Wachsende Sorgen um die Konjunktur: EZB senkt Zinsen erneut Von Alexander Sturm und Christian Ebner, dpa
17.10.2024 16:04
Die Inflation im Euroraum sinkt schnell, während die Konjunktur
zunehmend schwächelt. Die Europäische Zentralbank steuert mit der
nächsten Zinssenkung gegen. Verbraucher spüren die Folgen schon
jetzt.
Frankfurt/Main (dpa) - Die Europäische Zentralbank reagiert auf die
sinkende Inflation und die schwache Konjunktur im Euroraum. Die
Notenbank senkt den am Finanzmarkt richtungsweisenden Einlagenzins,
den Banken für bei der EZB geparkte überschüssige Gelder erhalten, um
0,25 Prozentpunkte auf 3,25 Prozent. Es ist bereits das dritte Mal
dieses Jahr, dass die Zentralbank die Zinsen herabsetzt.

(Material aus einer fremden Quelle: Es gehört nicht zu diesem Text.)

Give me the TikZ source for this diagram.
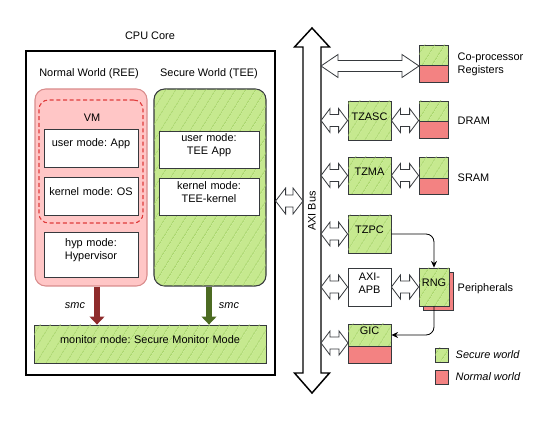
\documentclass[tikz,border=0pt]{standalone}
\usepackage{fontspec}
\setmainfont{Liberation Sans}
\frenchspacing
\usetikzlibrary{patterns.meta,fit,calc,arrows.meta}
\definecolor{gfill}{HTML}{C6E98F}
\definecolor{ghatch}{HTML}{99CC58}
\definecolor{pfill}{HTML}{FFC6C6}
\definecolor{pdraw}{HTML}{D98C8C}
\definecolor{rfill}{HTML}{F38282}
\definecolor{dashred}{HTML}{E03C3C}
\definecolor{edge}{HTML}{36393D}
\definecolor{smcred}{HTML}{8E2B2B}
\definecolor{smcgreen}{HTML}{4C6B22}
\tikzset{
  every node/.style={font=\fontsize{8.2}{9.8}\selectfont, text=black},
  boxat/.style={fit={#1}, inner sep=0pt, draw=edge, line width=0.6pt, align=center},
  greenbox/.style={boxat={#1}, fill=gfill,
     postaction={pattern={Lines[angle=58,distance=6.5pt,line width=0.55pt]}, pattern color=ghatch}},
  whitebox/.style={boxat={#1}, fill=white},
  redbox/.style={boxat={#1}, fill=rfill},
  dblarr/.style={draw=edge, fill=white, line width=0.6pt, line join=miter},
  thinarr/.style={draw=black, line width=0.6pt, rounded corners=6pt, -{Stealth[length=5pt,width=4.5pt]}},
  smcarr/.style={line width=5pt, -{Triangle[length=6pt,width=11pt]}},
}
% horizontal double block arrow: #1 start, #2 end (same y), #3 shaft half, #4 head half, #5 head length
\newcommand\dblh[5]{%
  \draw[dblarr] let \p1=(#1), \p2=(#2) in
    (\x1,\y2) -- ++(#5,-#4) -- ++(0,{#4-#3}) -- ($(\x2,\y2)+(-#5,-#3)$) -- ++(0,{#3-#4})
    -- (\x2,\y2) -- ++(-#5,#4) -- ++(0,{#3-#4}) -- ($(\x1,\y2)+(#5,#3)$) -- ++(0,{#4-#3}) -- cycle;}
\begin{document}
\begin{tikzpicture}[x=0.75pt,y=-0.75pt]
\useasboundingbox (0,0) rectangle (557,427);

% CPU core
\node[anchor=base] (cpulabel) at (150,40) {CPU Core};
\node[boxat={(26,51) (275,375)}, draw=black, line width=0.9pt] (cpu) {};
\node (nwlabel) at (89,74) {Normal World (REE)};
\node (swlabel) at (209,74) {Secure World (TEE)};

% normal world
\node[fit={(35,89) (147,286)}, inner sep=0pt, draw=pdraw, fill=pfill, rounded corners=8pt, line width=0.8pt] (nw) {};
\node[fit={(39,100) (143,223)}, inner sep=0pt, draw=dashred, dash pattern=on 3pt off 2pt, rounded corners=7pt, line width=0.8pt] (vm) {};
\node (vmlabel) at (92,118) {VM};
\node[whitebox={(44,129) (138,167)}] (uapp) {user mode: App};
\node[whitebox={(44,177) (138,215)}] (kos) {kernel mode: OS};
\node[whitebox={(44,232) (138,277)}] (hyp) {hyp mode:\\Hypervisor};

% secure world
\node[greenbox={(154,89) (266,286)}, rounded corners=8pt, line width=0.8pt] (sw) {};
\node[whitebox={(159,131) (259,168)}] (tapp) {user mode:\\TEE App};
\node[whitebox={(159,178) (259,215)}] (tk) {kernel mode:\\TEE-kernel};

% monitor
\node[greenbox={(34,325) (266,363)}] (mon) {monitor mode: Secure Monitor Mode};
\coordinate (rA) at (97,286);
\coordinate (gA) at (209,286);
\draw[smcarr, smcred] (nw.south -| rA) -- (mon.north -| rA);
\draw[smcarr, smcgreen] (sw.south -| gA) -- (mon.north -| gA);
\node[font=\fontsize{8.2}{9.8}\selectfont\itshape] (smc1) at (75,306) {smc};
\node[font=\fontsize{8.2}{9.8}\selectfont\itshape] (smc2) at (229,306) {smc};

% AXI bus
\coordinate (busL) at (303,201);
\coordinate (busR) at (321,201);
\draw[draw=black, fill=white, line width=1.1pt, line join=miter]
  (312,28) -- (329.5,47) -- (321,47) -- (321,373) -- (329.5,373) -- (312,393)
  -- (294.5,373) -- (303,373) -- (303,47) -- (294.5,47) -- cycle;
\node[rotate=90] (axi) at (312,211) {AXI Bus};
\coordinate (cpuR) at (cpu.east |- busL);
\dblh{cpuR}{busL}{6}{13}{10}

% co-processor
\node[greenbox={(419,45) (448,65)}] (cop) {};
\node[redbox={(419,65) (448,82)}] (copr) {};
\node[anchor=west, align=left] (coplabel) at (453,64) {Co-processor\\Registers};
\coordinate (copy) at (419,66);
\dblh{busR |- copy}{copy}{5.5}{11.5}{17}

% TZASC / DRAM
\node[greenbox={(348,101) (391,140)}] (tzasc) {TZASC};
\node[greenbox={(419,101) (448,121)}] (dram) {};
\node[redbox={(419,121) (448,138)}] (dramr) {};
\node[anchor=west] (dramlabel) at (453,121) {DRAM};
\dblh{busR |- tzasc}{tzasc.west}{6}{12}{9}
\dblh{tzasc.east}{tzasc.east -| dram.west}{6}{12}{9}

% TZMA / SRAM
\node[greenbox={(348,157) (391,194)}] (tzma) {TZMA};
\node[greenbox={(419,157) (448,178)}] (sram) {};
\node[redbox={(419,178) (448,194)}] (sramr) {};
\node[anchor=west] (sramlabel) at (453,178) {SRAM};
\dblh{busR |- tzma}{tzma.west}{6}{12}{9}
\dblh{tzma.east}{tzma.east -| sram.west}{6}{12}{9}

% TZPC
\node[greenbox={(348,215) (391,253)}] (tzpc) {TZPC};
\dblh{busR |- tzpc}{tzpc.west}{6}{12}{9}

% AXI-APB and RNG
\node[whitebox={(348,268) (391,306)}] (apb) {AXI-\\APB};
\node[redbox={(423,272) (453,310)}] (rngs) {};
\node[greenbox={(419,268) (449,306)}] (rng) {RNG};
\node[anchor=west] (perlabel) at (453,289) {Peripherals};
\dblh{busR |- apb}{apb.west}{6}{12}{9}
\dblh{apb.east}{rng.west}{6}{12}{9}

% GIC
\node[greenbox={(348,324) (391,346)}] (gic) {GIC};
\node[redbox={(348,346) (391,363)}] (gicr) {};
\coordinate (gicy) at (348,343);
\dblh{busR |- gicy}{gicy}{6}{12}{9}

\draw[thinarr] (tzpc.east) -| (rng.north);
\draw[thinarr] (rng.south) |- (gic.east);

% legend
\node[greenbox={(435,348) (448,362)}] (lg) {};
\node[redbox={(435,370) (448,384)}] (lr) {};
\node[anchor=west, font=\fontsize{8.2}{9.8}\selectfont\itshape] (lgt) at (451,355) {Secure world};
\node[anchor=west, font=\fontsize{8.2}{9.8}\selectfont\itshape] (lrt) at (451,377) {Normal world};
\end{tikzpicture}
\end{document}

Jüngste Daten zeigten, dass der Kampf gegen die Inflation
voranschreite, erklärte die Notenbank. Zugleich hob sie die schwache
Wirtschaft in der Eurozone hervor: «Die Inflationsaussichten werden
zudem durch aktuelle Konjunkturindikatoren beeinflusst, die schwächer
ausgefallen sind als erwartet.»
Der Zinssatz, zu dem sich Banken Geld bei der Notenbank besorgen
können, fällt ebenfalls um 0,25 Prozentpunkte auf 3,4 Prozent, wie
die EZB nach einer auswärtigen Sitzung in Slowenien mitteilte.
Hinweise auf einen weiteren Zinsschritt im Dezember vermied die EZB.
Man werde weiter datenabhängig entscheiden und lege sich nicht im
Voraus auf einen Zinspfad fest, sagte Präsidentin Christine Lagarde.
«Wir haben der Inflation noch nicht ganz das Genick gebrochen, aber
wir kommen voran.»
EZB reagiert auf schwache Wirtschaft
Sinkende Leitzinsen stützen zeitverzögert die Konjunktur und sind
eine gute Nachricht für die schwache deutsche Wirtschaft. Firmen
können mit günstigeren Krediten leichter investieren und Verbraucher
sich billiger verschulden - etwa Hausbauer. Sparer hingegen müssen
mit niedrigeren Zinsen bei ihrer Bank auskommen und geringere
Renditen etwa bei Lebensversicherungen hinnehmen.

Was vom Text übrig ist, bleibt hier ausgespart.